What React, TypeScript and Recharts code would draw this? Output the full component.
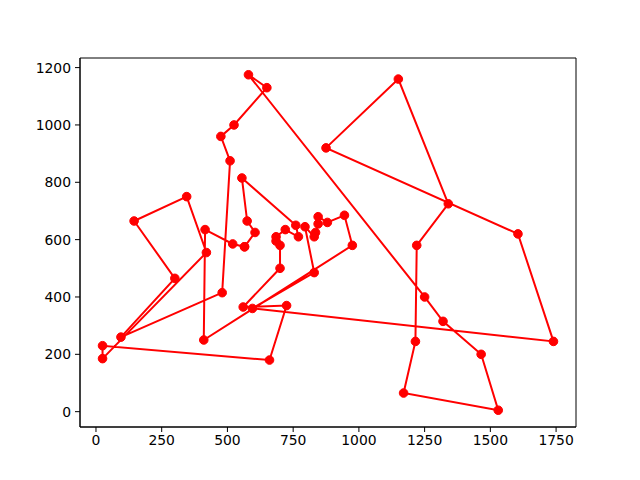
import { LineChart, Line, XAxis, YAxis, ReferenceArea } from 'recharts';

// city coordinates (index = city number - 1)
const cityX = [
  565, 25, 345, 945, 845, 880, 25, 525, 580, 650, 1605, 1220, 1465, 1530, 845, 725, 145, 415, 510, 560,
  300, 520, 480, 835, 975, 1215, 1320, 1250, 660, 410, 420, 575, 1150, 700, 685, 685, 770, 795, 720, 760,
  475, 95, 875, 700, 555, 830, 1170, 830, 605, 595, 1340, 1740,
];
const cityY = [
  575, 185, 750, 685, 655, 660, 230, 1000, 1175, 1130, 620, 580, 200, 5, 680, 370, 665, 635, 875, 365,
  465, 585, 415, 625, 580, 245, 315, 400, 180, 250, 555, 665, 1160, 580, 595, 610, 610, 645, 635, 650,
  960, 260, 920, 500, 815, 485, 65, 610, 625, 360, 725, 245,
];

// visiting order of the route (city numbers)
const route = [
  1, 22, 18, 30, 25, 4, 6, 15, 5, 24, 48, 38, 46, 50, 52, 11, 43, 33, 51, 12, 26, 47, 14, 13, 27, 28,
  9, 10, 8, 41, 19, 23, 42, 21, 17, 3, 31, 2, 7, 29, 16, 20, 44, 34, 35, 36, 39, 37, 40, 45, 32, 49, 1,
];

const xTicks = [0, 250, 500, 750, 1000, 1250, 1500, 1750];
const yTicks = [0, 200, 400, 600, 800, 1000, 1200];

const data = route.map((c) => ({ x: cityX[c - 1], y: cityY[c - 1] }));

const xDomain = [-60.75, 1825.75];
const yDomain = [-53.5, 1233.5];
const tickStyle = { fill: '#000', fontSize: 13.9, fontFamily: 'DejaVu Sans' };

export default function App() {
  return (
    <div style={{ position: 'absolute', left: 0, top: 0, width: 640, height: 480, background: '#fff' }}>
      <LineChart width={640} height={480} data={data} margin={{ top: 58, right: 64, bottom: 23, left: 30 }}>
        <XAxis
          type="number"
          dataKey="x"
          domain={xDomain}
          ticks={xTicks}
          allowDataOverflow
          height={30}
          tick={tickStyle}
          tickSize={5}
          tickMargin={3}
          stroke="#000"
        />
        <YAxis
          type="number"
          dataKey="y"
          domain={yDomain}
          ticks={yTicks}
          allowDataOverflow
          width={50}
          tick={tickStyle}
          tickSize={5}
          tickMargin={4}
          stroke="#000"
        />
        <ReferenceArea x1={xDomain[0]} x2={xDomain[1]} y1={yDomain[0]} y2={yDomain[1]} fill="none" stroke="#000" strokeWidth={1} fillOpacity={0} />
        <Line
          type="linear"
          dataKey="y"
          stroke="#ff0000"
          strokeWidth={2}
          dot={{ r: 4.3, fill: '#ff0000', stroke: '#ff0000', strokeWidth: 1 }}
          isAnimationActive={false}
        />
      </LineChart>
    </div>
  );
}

........

Direction: Give again, exactly, the lines from the start of the data through the one holding "13.9, fontFamily: 'DejaVu"; omit the pictures.

Solution to the problem:
What React, TypeScript and Recharts code would draw this? Output the full component.
import { LineChart, Line, XAxis, YAxis, ReferenceArea } from 'recharts';

// city coordinates (index = city number - 1)
const cityX = [
  565, 25, 345, 945, 845, 880, 25, 525, 580, 650, 1605, 1220, 1465, 1530, 845, 725, 145, 415, 510, 560,
  300, 520, 480, 835, 975, 1215, 1320, 1250, 660, 410, 420, 575, 1150, 700, 685, 685, 770, 795, 720, 760,
  475, 95, 875, 700, 555, 830, 1170, 830, 605, 595, 1340, 1740,
];
const cityY = [
  575, 185, 750, 685, 655, 660, 230, 1000, 1175, 1130, 620, 580, 200, 5, 680, 370, 665, 635, 875, 365,
  465, 585, 415, 625, 580, 245, 315, 400, 180, 250, 555, 665, 1160, 580, 595, 610, 610, 645, 635, 650,
  960, 260, 920, 500, 815, 485, 65, 610, 625, 360, 725, 245,
];

// visiting order of the route (city numbers)
const route = [
  1, 22, 18, 30, 25, 4, 6, 15, 5, 24, 48, 38, 46, 50, 52, 11, 43, 33, 51, 12, 26, 47, 14, 13, 27, 28,
  9, 10, 8, 41, 19, 23, 42, 21, 17, 3, 31, 2, 7, 29, 16, 20, 44, 34, 35, 36, 39, 37, 40, 45, 32, 49, 1,
];

const xTicks = [0, 250, 500, 750, 1000, 1250, 1500, 1750];
const yTicks = [0, 200, 400, 600, 800, 1000, 1200];

const data = route.map((c) => ({ x: cityX[c - 1], y: cityY[c - 1] }));

const xDomain = [-60.75, 1825.75];
const yDomain = [-53.5, 1233.5];
const tickStyle = { fill: '#000', fontSize: 13.9, fontFamily: 'DejaVu Sans' };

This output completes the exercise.